将一条数据流拆分成完全独立的两条、甚至多条流,直接用处理函数(process function)的侧输出流(side output)即可
public class SplitStreamByOutputTag {
private static OutputTag<Tuple3<String, String, Long>> MaryTag = new OutputTag<Tuple3<String, String, Long>>("Mary-pv") {};
private static OutputTag<Tuple3<String, String, Long>> BobTag = new OutputTag<Tuple3<String, String, Long>>("Bob-pv") {};
public static void main(String[] args) throws Exception {
StreamExecutionEnvironment env = StreamExecutionEnvironment.getExecutionEnvironment();
env.setParallelism(1);
SingleOutputStreamOperator<Event> stream = env.addSource(new ClickSource());
SingleOutputStreamOperator<Event> processedStream = stream.process(new ProcessFunction<Event, Event>() {
@Override
public void processElement(Event value, Context ctx, Collector<Event> out) throws Exception {
if (value.user.equals("Mary")) {
ctx.output(MaryTag, new Tuple3<>(value.user, value.url, value.timestamp));
} else if (value.user.equals("Bob")) {
ctx.output(BobTag, new Tuple3<>(value.user, value.url, value.timestamp));
} else {
out.collect(value);
}
}
});
processedStream.getSideOutput(MaryTag).print("Mary pv");
processedStream.getSideOutput(BobTag).print("Bob pv");
processedStream.print("else");
env.execute();
}
}
联合操作要求必须流中的数据类型必须相同
,合并之后的新流会包括所有流中的元素,数据类型不变
stream1.union(stream2, stream3, ...)
注意:
对于合流之后的水位线,以最小的watermark为准
,才可以保证所有流都不会再传来水位线之前的数据
public class UnionExample {
public static void main(String[] args) throws Exception {
StreamExecutionEnvironment env = StreamExecutionEnvironment.getExecutionEnvironment();
env.setParallelism(1);
SingleOutputStreamOperator<Event> stream1 = env.socketTextStream("192.168.0.23", 7777)
.map(data -> {
String[] field = data.split(",");
return new Event(field[0].trim(), field[1].trim(), Long.valueOf(field[2].trim()));
})
.assignTimestampsAndWatermarks(
WatermarkStrategy
.<Event>forBoundedOutOfOrderness(Duration.ofSeconds(2))

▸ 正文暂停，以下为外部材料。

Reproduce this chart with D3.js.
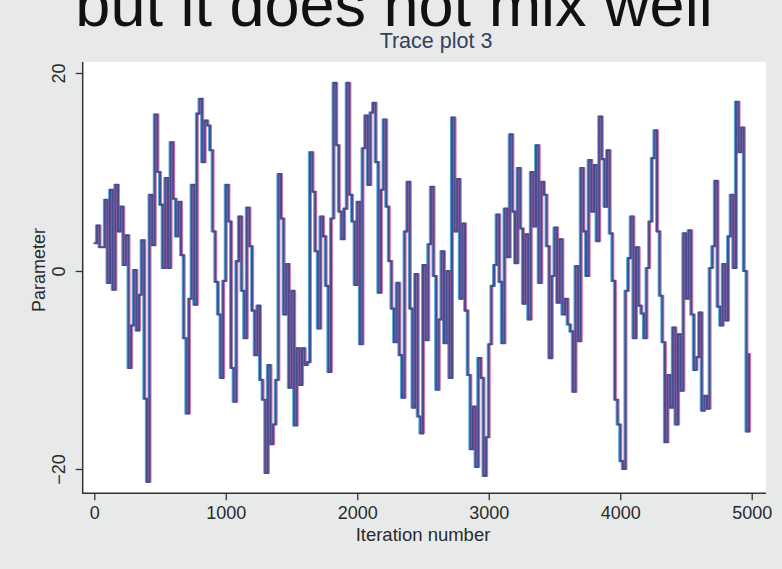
<!DOCTYPE html>
<html>
<head>
<meta charset="utf-8">
<script src="https://cdn.jsdelivr.net/npm/d3@7"></script>
<style>
  html, body { margin: 0; padding: 0; background: #e8eaea; }
  svg { display: block; font-family: "Liberation Sans", Arial, Helvetica, sans-serif; }
</style>
</head>
<body>
<svg id="chart" width="782" height="569"></svg>
<script>
// Text
const slideHeading = "but it does not mix well";
const chartTitle = "Trace plot 3";
const xLabel = "Iteration number";
const yLabel = "Parameter";

// Axis ticks
const xTicks = [0, 1000, 2000, 3000, 4000, 5000];
const yTicks = [-20, 0, 20];

// Sampler output, one stored draw every `thinEvery` iterations
const thinEvery = 20;
const draws = [
  2.8, 4.6, 2.4, 2.4, 7.2, -1.2, 8.2, -1.9, 8.7, 4.0,
  6.5, 0.6, 3.6, -9.8, -5.5, 0.1, -6.0, -2.4, 3.1, -12.9,
  -21.3, 7.7, 2.6, 15.8, 10.0, 6.7, 0.3, 9.4, 0.3, 13.0,
  7.3, 3.5, 7.0, 1.6, -6.8, -14.4, -2.8, 8.7, -3.4, 15.9,
  17.4, 11.0, 15.2, 14.7, 12.2, 4.0, -1.1, -4.4, -10.8, -1.0,
  8.7, 5.0, -9.8, -13.2, 1.0, 5.5, -2.0, -6.8, 6.4, 2.5,
  -4.0, -8.5, -3.5, -11.0, -13.0, -20.4, -9.5, -17.5, -15.5, -11.0,
  9.8, 5.3, -4.4, 0.7, -11.8, -2.0, -15.6, -7.8, -11.5, -7.8,
  -9.5, -9.2, 12.0, 8.0, 2.0, -5.8, 5.5, 3.5, -1.5, -10.2,
  5.3, 19.0, 12.7, 6.0, 3.2, 6.3, 19.0, 7.7, 5.0, -1.4,
  7.0, -7.4, 12.4, 15.7, 8.7, 16.0, 17.0, 11.0, -2.2, 8.2,
  15.3, 6.5, 1.0, -3.8, -7.2, -1.2, -8.5, -12.8, 4.0, 9.0,
  -3.8, -13.8, -0.3, -14.7, -16.4, 0.6, -7.0, 2.7, 8.5, -0.5,
  -12.0, -4.9, 2.0, -7.3, 0.0, -10.8, 15.5, 4.0, 9.3, -2.8,
  4.8, -4.0, -10.5, -18.0, -13.7, -19.8, -8.8, -10.8, -20.7, -16.8,
  -7.4, -1.5, 0.6, 5.7, -1.1, -7.3, 6.3, 1.4, 13.8, 6.0,
  0.8, 10.4, 4.3, -3.3, 3.7, -4.9, 10.0, 4.5, 12.7, -1.2,
  9.0, 7.7, 2.5, -8.8, -0.5, 4.4, -3.2, 3.2, -4.4, -2.8,
  -5.4, -6.1, -12.2, 0.5, -7.1, 10.4, 4.0, -0.5, 11.2, 6.0,
  10.7, 3.0, 15.6, 11.3, 6.5, 12.2, 3.8, -1.0, -13.0, -15.5,
  -19.2, -20.0, -2.0, 1.3, 5.5, -6.8, 2.4, -3.5, -4.3, -6.8,
  0.3, 5.0, 11.4, 14.2, 4.0, -2.5, -7.2, -17.3, -10.5, -13.8,
  -5.7, -15.5, -6.4, -12.1, 3.8, -2.8, 4.1, -4.4, -10.0, -8.7,
  -4.2, -14.1, -12.6, -13.9, 0.3, 2.5, 9.1, -3.6, -5.5, 0.7,
  -5.0, 3.5, 7.7, 0.3, 17.1, 12.0, 14.5, 0.0, -16.2, -8.3
];

const svg = d3.select("#chart");
const W = 782, H = 569;

// Slide background and plot panel
svg.append("rect").attr("width", W).attr("height", H).attr("fill", "#e8eaea");
const panel = { left: 83, right: 766, top: 62, bottom: 493 };
svg.append("rect")
  .attr("x", panel.left).attr("y", panel.top)
  .attr("width", panel.right - panel.left).attr("height", panel.bottom - panel.top)
  .attr("fill", "#ffffff");

// Slide heading, running off the top edge
svg.append("text")
  .attr("x", 394).attr("y", 26)
  .attr("text-anchor", "middle")
  .attr("font-size", 63)
  .attr("fill", "#111")
  .text(slideHeading);

// Chart title
svg.append("text")
  .attr("x", 436).attr("y", 48)
  .attr("text-anchor", "middle")
  .attr("font-size", 21.5)
  .attr("fill", "#34405c")
  .text(chartTitle);

// Scales
const x = d3.scaleLinear().domain([0, 5000]).range([94.3, 751.7]);
const y = d3.scaleLinear().domain([-20, 20]).range([469, 73]);

// Trace line (step: the chain holds its value until the next accepted move)
const line = d3.line()
  .x((d, i) => x(i * thinEvery))
  .y(d => y(d))
  .curve(d3.curveStepAfter);

const traceG = svg.append("g");
traceG.append("path").datum(draws)
  .attr("d", line).attr("transform", "translate(-1.3,0)")
  .attr("fill", "none").attr("stroke", "#2f9fd2").attr("stroke-width", 1.5).attr("opacity", 0.8);
traceG.append("path").datum(draws)
  .attr("d", line).attr("transform", "translate(1.3,0)")
  .attr("fill", "none").attr("stroke", "#d04c86").attr("stroke-width", 1.5).attr("opacity", 0.75);
traceG.append("path").datum(draws)
  .attr("d", line)
  .attr("fill", "none").attr("stroke", "#484d92").attr("stroke-width", 2.1);

// Axes
const axisColor = "#333";
const yAxisX = 82.7, xAxisY = 493.3;

const yAxis = svg.append("g")
  .attr("transform", `translate(${yAxisX},0)`)
  .call(d3.axisLeft(y).tickValues(yTicks).tickSize(7).tickFormat(d3.format("d")));
yAxis.select(".domain").remove();
yAxis.selectAll(".tick line").attr("stroke", axisColor).attr("stroke-width", 1.3);
yAxis.selectAll(".tick text")
  .attr("transform", "rotate(-90)")
  .attr("x", 0).attr("y", -17.5).attr("dy", 0)
  .attr("text-anchor", "middle")
  .attr("font-size", 18).attr("fill", "#2a2a2a")
  .text(d => d < 0 ? "\u2212" + Math.abs(d) : d);

const xAxis = svg.append("g")
  .attr("transform", `translate(0,${xAxisY})`)
  .call(d3.axisBottom(x).tickValues(xTicks).tickSize(7).tickFormat(d3.format("d")));
xAxis.select(".domain").remove();
xAxis.selectAll(".tick line").attr("stroke", axisColor).attr("stroke-width", 1.3);
xAxis.selectAll(".tick text")
  .attr("y", 26).attr("dy", 0)
  .attr("font-size", 18).attr("fill", "#2a2a2a");

svg.append("line")
  .attr("x1", yAxisX).attr("x2", yAxisX).attr("y1", panel.top).attr("y2", xAxisY + 0.7)
  .attr("stroke", axisColor).attr("stroke-width", 1.5);
svg.append("line")
  .attr("x1", yAxisX - 0.7).attr("x2", panel.right).attr("y1", xAxisY).attr("y2", xAxisY)
  .attr("stroke", axisColor).attr("stroke-width", 1.5);

// Axis titles
svg.append("text")
  .attr("transform", "translate(45,270) rotate(-90)")
  .attr("text-anchor", "middle")
  .attr("font-size", 18).attr("fill", "#2a2a2a")
  .text(yLabel);

svg.append("text")
  .attr("x", 423).attr("y", 541)
  .attr("text-anchor", "middle")
  .attr("font-size", 18.5).attr("fill", "#2a2a2a")
  .text(xLabel);
</script>
</body>
</html>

.withTimestampAssigner(new SerializableTimestampAssigner<Event>() {
@Override
public long extractTimestamp(Event element, long recordTimestamp) {
return element.timestamp;
}
})
);
stream1.print("stream1");
SingleOutputStreamOperator<Event> stream2 = env.socketTextStream("192.168.0.23", 7778)
.map(data -> {
String[] field = data.split(",");
return new Event(field[0].trim(), field[1].trim(),
Long.valueOf(field[2].trim()));
})
.assignTimestampsAndWatermarks(WatermarkStrategy
.<Event>forBoundedOutOfOrderness(Duration.ofSeconds(5))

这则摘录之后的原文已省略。